The Emancipation Proclamation stated that slaves in the Confederate states (the states that wanted to separate from the United States) were free, and that the Union military would fight to preserve that freedom. It applied only to states that were “in rebellion against the United States.” Declaring that those slaves were now free was considered a “fit and necessary war measure for suppressing said rebellion.”
The Proclamation’s second paragraph introduces the general sense of the terms:
“That on the first day of January, in the year of our Lord one thousand eight hundred and sixty-three, all persons held as slaves within any State or designated part of a State, the people whereof shall then be in rebellion against the United States, shall be then, thenceforward, and forever free; and the Executive Government of the United States, including the military and naval authority thereof, will recognize and maintain the freedom of such persons, and will do no act or acts to repress such persons, or any of them, in any efforts they may make for their actual freedom.”

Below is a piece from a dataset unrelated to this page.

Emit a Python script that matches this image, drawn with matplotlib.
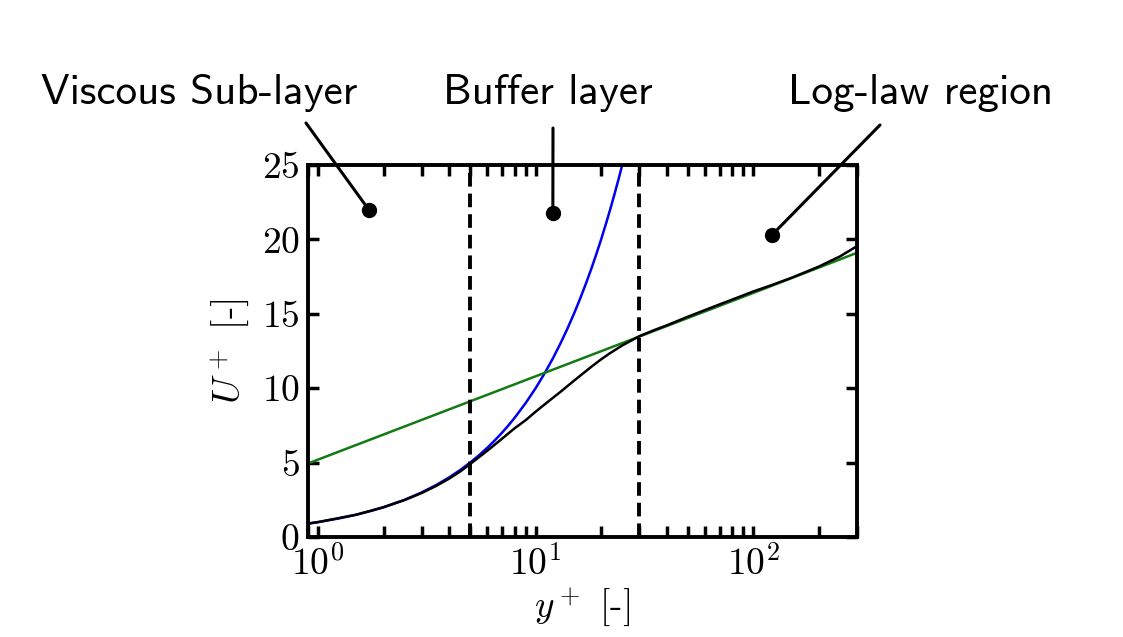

The Proclamation did not simply declare that slaves were free. In the same document, the Government invited the newly freed slaves to join the Union cause and fight against the rebelling Confederate states: “And I further declare and make known, that such persons of suitable condition, will be received into the armed service of the United States to garrison forts, positions, stations, and other places, and to man vessels of all sorts in said service.”
In 1862, the U.S. Government Printing Office in Washington, DC, printed 15,000 copies of the preliminary Emancipation Proclamation for the War Department. The Proclamation was distributed to military commanders, troops, and diplomats in foreign countries. The proclamation was an important moment in abolishing slavery in the United States. It paved the way for the passage of the 13th Amendment to the Constitution, in December 1865, which ended slavery permanently in the United States.